Ce jours-là dans la salle, sur un tableau actualisé en temps réel, un "100%" en chiffres rouges clignote: toutes les lignes téléphoniques sont saturées. Les hommes, les femmes et de plus en plus souvent les familles qui appellent ne pourront pas obtenir un toit ce soir. "Il faut nous rappeler demain matin", entend-on ici et là.

"Quand il n'y a plus de place pour les familles, on leur dit qu'on leur enverra un SMS si une place se libère dans la journée", explique Shaïsta, 28 ans, au 115 depuis un an. "Le rappel des familles le soir, c'est horrible: ils savent alors qu'ils passeront une nouvelle nuit à la rue", dit-elle. "J'ai arrêté de faire les soirs."

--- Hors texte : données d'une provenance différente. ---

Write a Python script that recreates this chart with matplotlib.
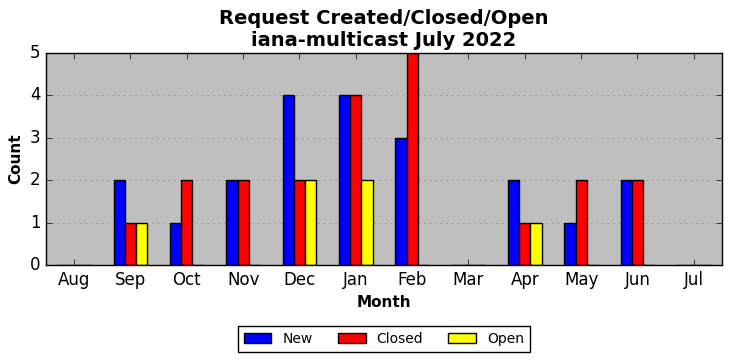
import numpy as np
import matplotlib
matplotlib.use("Agg")
import matplotlib.pyplot as plt

months = ["Aug", "Sep", "Oct", "Nov", "Dec", "Jan", "Feb", "Mar", "Apr", "May", "Jun", "Jul"]
new_counts = [0, 2, 1, 2, 4, 4, 3, 0, 2, 1, 2, 0]
closed_counts = [0, 1, 2, 2, 2, 4, 5, 0, 1, 2, 2, 0]
open_counts = [0, 1, 0, 0, 2, 2, 0, 0, 1, 0, 0, 0]

plt.style.use('classic')
fig = plt.figure(figsize=(7.32, 3.61), dpi=100)
ax = fig.add_axes([0.0628, 0.266, 0.9235, 0.587])
ax.set_facecolor('#bfbfbf')

x = np.arange(len(months))
w = 0.2
ax.bar(x - w, new_counts, w, color='blue', edgecolor='black', label='New', align='center')
ax.bar(x, closed_counts, w, color='red', edgecolor='black', label='Closed', align='center')
ax.bar(x + w, open_counts, w, color='yellow', edgecolor='black', label='Open', align='center')

ax.set_xlim(-0.5, len(months) - 0.5)
ax.set_ylim(0, 5)
ax.set_xticks(x)
ax.set_xticklabels(months)
ax.set_yticks(range(6))
ax.tick_params(labelsize=12)
ax.yaxis.grid(True, linestyle=':', color='#808080')
ax.set_axisbelow(True)

ax.set_xlabel("Month", fontweight='bold', fontsize=11)
ax.set_ylabel("Count", fontweight='bold', fontsize=11)
ax.set_title("Request Created/Closed/Open\niana-multicast July 2022", fontweight='bold', fontsize=14, linespacing=1.2)

ax.legend(loc='upper center', bbox_to_anchor=(0.5, -0.29), ncol=3, fontsize=10,
          frameon=True, fancybox=False, borderaxespad=0, handlelength=2.0, columnspacing=1.8)

fig.savefig("out.png", dpi=100, facecolor='white')
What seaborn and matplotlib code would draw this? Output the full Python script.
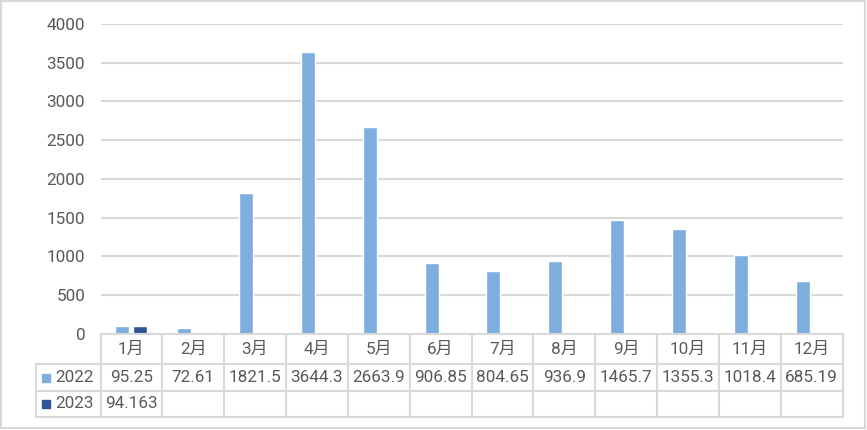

"Il n'y a pas de situation moins importante ou moins difficile qu'une autre, explique Élisabeth, mais on est obligé de prioriser". "Il y a toujours pire", ajoute-t-elle en laissant tomber ses mains.

Fin décembre en Ile-de-France, 7.600 places d'hébergement d'urgence étaient mobilisables dans le cadre du plan hivernal, dont 3.913 à Paris, selon la préfecture d'Ile-de-France et plus de 4.000 étaient ouvertes, dont près de 2.000 dans la capitale.

"Parfois il y a de très beaux appels, de belles choses qui se passent", dit Élisabeth, se souvenant de la combativité d'une femme qui un jour avait finalement refusé sa place d'hébergement parce qu'elle avait réussi à trouver un toit contre un ménage. "Mais c'est perdu dans l'océan du reste", regrette-t-elle.

"Ca use émotionnellement et psychologiquement. Ca nous affecte mais j'arrive à prendre de la distance", dit Reza, qui pratique aussi des sports de combat "pour évacuer". Malgré tout, le jeune homme qui a quitté un emploi mieux rémunéré dans une banque pour le 115, dit aimer son métier parce que "le +Merci+ que je reçois ici, c'est parfois un +Merci, vous m'avez sauvé la vie+".